SQI faculty member Jonathan Rivnay has garnered two research grants totaling $1.8 million to explore different approaches for using electroactive scaffolds to affect regeneration of peripheral nerves. In both cases, the idea is to design new materials and biocomposites that will allow for electrical stimulation at the site of nerve damage, as electrical stimulation is known to influence cellular processes linked to nerve repair and regeneration.

SQI director Samuel Stupp was highlighted in a recent Weinberg College of Arts & Sciences article about how fundamental research has laid the groundwork for potential solutions for COVID-19. In Stupp’s case, his experience conducting pioneering research on peptide materials for regenerative medicine enabled him to rapidly pivot and explore the possibility of using peptide-based therapies to treat COVID-19.

“You have to draw from many parts of science to solve problems, and it’s very difficult to predict which ones will be the most useful,” Stupp said. “This pandemic illustrates a very important point: that even though I was not focused on viral infections, I was able to use my knowledge and my experience in something else that is directly applicable to the current COVID-19 challenge.”

Researchers led by SQI faculty member Nathan Gianneschi have synthesized a new form of melanin enriched with selenium that shows extraordinary promise as a shield for human tissue against harmful radiation.

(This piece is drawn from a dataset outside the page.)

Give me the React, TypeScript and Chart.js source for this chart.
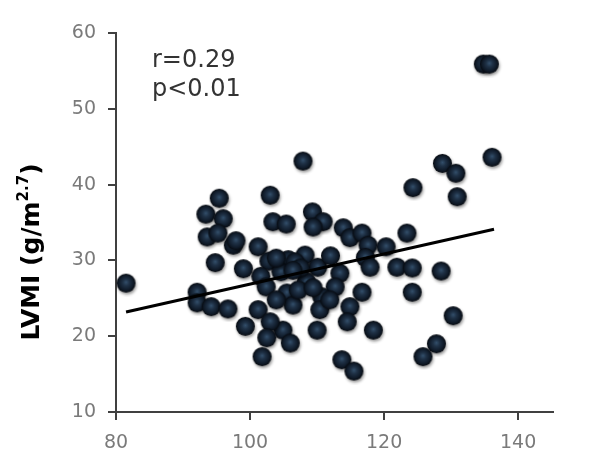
import React, { useEffect, useRef } from "react";
import { Chart, registerables } from "chart.js";

Chart.register(...registerables);

// Systolic blood pressure (mmHg) vs LVMI (g/m^2.7), one entry per subject
const sbp = [
  81.5, 92.1, 92.1, 94.2, 96.7, 99.3, 93.4, 95.4, 96.0, 93.6,
  95.2, 97.5, 97.9, 94.8, 99.0, 101.2, 102.8, 105.7, 101.6, 102.4,
  104.6, 103.0, 103.4, 105.4, 107.9, 109.3, 110.9, 113.9, 114.9, 116.7,
  117.6, 120.3, 123.4, 108.2, 110.1, 113.4, 117.2, 117.9, 121.9, 124.2,
  128.5, 108.4, 112.7, 105.5, 110.7, 116.7, 124.2, 106.4, 110.4, 114.9,
  114.5, 110.0, 104.9, 106.0, 118.4, 113.7, 115.5, 101.2, 103.0, 102.5,
  101.8, 130.3, 127.8, 125.8, 128.7, 130.7, 136.1, 124.3, 130.9, 134.8,
  135.7, 109.4, 103.9, 106.7, 107.5, 106.4, 107.2, 109.4, 111.9, 103.9,
  112.0,
];
const lvmi = [
  27.0, 25.8, 24.4, 23.9, 23.6, 21.3, 36.1, 38.2, 35.5, 33.1,
  33.6, 32.0, 32.6, 29.7, 28.9, 31.8, 29.9, 30.1, 27.9, 26.5,
  28.5, 38.6, 35.1, 34.8, 43.1, 36.4, 35.1, 34.3, 33.0, 33.6,
  32.0, 31.8, 33.6, 30.7, 29.1, 28.3, 30.4, 29.1, 29.1, 29.0,
  28.6, 27.2, 26.5, 25.7, 25.2, 25.8, 25.8, 24.1, 23.5, 23.9,
  21.9, 20.8, 20.8, 19.1, 20.8, 16.9, 15.4, 23.5, 21.9, 19.8,
  17.3, 22.7, 19.0, 17.3, 42.8, 41.5, 43.6, 39.6, 38.4, 55.9,
  55.9, 34.4, 30.3, 29.8, 29.0, 28.7, 26.1, 26.4, 24.8, 24.8,
  30.6,
];

// Least-squares fit line end points
const fitX = [81.5, 136.4];
const fitY = [23.2, 34.1];

const xTicks = [80, 100, 120, 140];
const yTicks = [10, 20, 30, 40, 50, 60];

const statLines = ["r=0.29", "p<0.01"];

function makeBall(r: number): HTMLCanvasElement {
  const pad = 4;
  const size = Math.ceil(2 * (r + pad));
  const c = document.createElement("canvas");
  c.width = size;
  c.height = size;
  const ctx = c.getContext("2d")!;
  const cx = size / 2;
  const cy = size / 2;
  ctx.save();
  ctx.shadowColor = "rgba(0,0,0,0.4)";
  ctx.shadowBlur = 3;
  ctx.shadowOffsetX = 1;
  ctx.shadowOffsetY = 2;
  const g = ctx.createRadialGradient(cx, cy - 1, 0, cx, cy, r);
  g.addColorStop(0, "#34506c");
  g.addColorStop(0.35, "#1f3146");
  g.addColorStop(0.75, "#101b29");
  g.addColorStop(1, "#060a10");
  ctx.fillStyle = g;
  ctx.beginPath();
  ctx.arc(cx, cy, r, 0, Math.PI * 2);
  ctx.fill();
  ctx.restore();
  return c;
}

const textPlugin = {
  id: "textOverlay",
  afterDraw(chart: any) {
    const ctx = chart.ctx as CanvasRenderingContext2D;
    ctx.save();
    // stats annotation
    ctx.fillStyle = "#333333";
    ctx.font = "24px 'DejaVu Sans', Verdana, sans-serif";
    ctx.textAlign = "left";
    ctx.textBaseline = "alphabetic";
    ctx.fillText(statLines[0], 152, 67);
    ctx.fillText(statLines[1], 152, 96);

    // y-axis title with superscript exponent
    const main = "LVMI (g/m";
    const sup = "2.7";
    const tail = ")";
    const mainFont = "bold 25px 'DejaVu Sans', Verdana, sans-serif";
    const supFont = "bold 15px 'DejaVu Sans', Verdana, sans-serif";
    ctx.font = mainFont;
    const wMain = ctx.measureText(main).width;
    const wTail = ctx.measureText(tail).width;
    ctx.font = supFont;
    const wSup = ctx.measureText(sup).width;
    const total = wMain + wSup + wTail;
    ctx.translate(39, 252);
    ctx.rotate(-Math.PI / 2);
    ctx.fillStyle = "#000000";
    let x = -total / 2;
    ctx.font = mainFont;
    ctx.fillText(main, x, 0);
    x += wMain;
    ctx.font = supFont;
    ctx.fillText(sup, x, -11);
    x += wSup;
    ctx.font = mainFont;
    ctx.fillText(tail, x, 0);
    ctx.restore();
  },
};

export default function App() {
  const ref = useRef<HTMLCanvasElement | null>(null);

  useEffect(() => {
    if (!ref.current) return;
    const ball = makeBall(9.5);
    const points = sbp.map((v, i) => ({ x: v, y: lvmi[i] }));
    const fit = fitX.map((v, i) => ({ x: v, y: fitY[i] }));
    const axisColor = "#404040";
    const tickFont = { family: "'DejaVu Sans', Verdana, sans-serif", size: 19 };

    const chart = new Chart(ref.current, {
      type: "scatter",
      data: {
        datasets: [
          {
            data: fit,
            showLine: true,
            borderColor: "#000000",
            borderWidth: 3,
            pointRadius: 0,
            order: 0,
          },
          {
            data: points,
            pointStyle: ball as any,
            pointRadius: 10,
            order: 1,
          },
        ],
      },
      options: {
        responsive: false,
        animation: false,
        layout: { padding: { top: 33, right: 41, left: 0, bottom: 0 } },
        plugins: {
          legend: { display: false },
          tooltip: { enabled: false },
        },
        scales: {
          x: {
            type: "linear",
            min: 80,
            max: 145.2,
            afterBuildTicks: (s: any) => {
              s.ticks = xTicks.map((v) => ({ value: v }));
            },
            afterFit: (s: any) => {
              s.height = 60;
            },
            grid: {
              drawOnChartArea: false,
              drawTicks: true,
              tickLength: 8,
              color: axisColor,
              lineWidth: 2,
            },
            border: { display: true, color: axisColor, width: 2 },
            ticks: { color: "#7a7a7a", font: tickFont, padding: 12 },
          },
          y: {
            type: "linear",
            min: 10,
            max: 60,
            afterBuildTicks: (s: any) => {
              s.ticks = yTicks.map((v) => ({ value: v }));
            },
            afterFit: (s: any) => {
              s.width = 116;
            },
            grid: {
              drawOnChartArea: false,
              drawTicks: true,
              tickLength: 8,
              color: axisColor,
              lineWidth: 2,
            },
            border: { display: true, color: axisColor, width: 2 },
            ticks: { color: "#7a7a7a", font: tickFont, padding: 12 },
          },
        },
      },
      plugins: [textPlugin],
    });
    return () => chart.destroy();
  }, []);

  return (
    <div style={{ position: "absolute", left: 0, top: 0, width: 594, height: 472, background: "#ffffff" }}>
      <canvas ref={ref} width={594} height={472} style={{ display: "block" }} />
    </div>
  );
}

Gianneschi and his team envision that this new biomaterial, called "selenomelanin," could be applied to a person’s skin, like a melanin-based sunscreen. It could also be used as a protective film to shield materials from radiation while in transit, including during space travel.

Mark Karver, director of SQI’s Peptide Synthesis Core (PSC), was highlighted in the latest “Breakthroughs” newsletter produced by the Feinberg School of Medicine Research Office. In the interview, Karver describes the research trajectory that led him to Northwestern, the wide range of collaborations that involve the PSC and a current project investigating the use of peptide-based therapies for COVID-19.

Researchers from Northwestern University and Iowa State University have developed a graphene-based electrochemical biosensor capable of detecting histamines (allergens) and toxins in food, with a low manufacturing cost and a much faster response than standard laboratory tests. SQI faculty member Mark Hersam was a co-corresponding author on the research, which showed that the printable biosensors could detect toxicologically relevant levels of histamine in both a buffer solution and fish broth.  

“These biosensors can be used in many settings such as import and export ports, food processing facilities, and supermarkets, where continuous on-site monitoring of food samples is needed,” Hersam said. “On-site testing would eliminate the need to send food samples for laboratory testing, which requires additional steps for handling and increases time and cost for analysis — consequently increasing the risk of foodborne illnesses and food wastage.”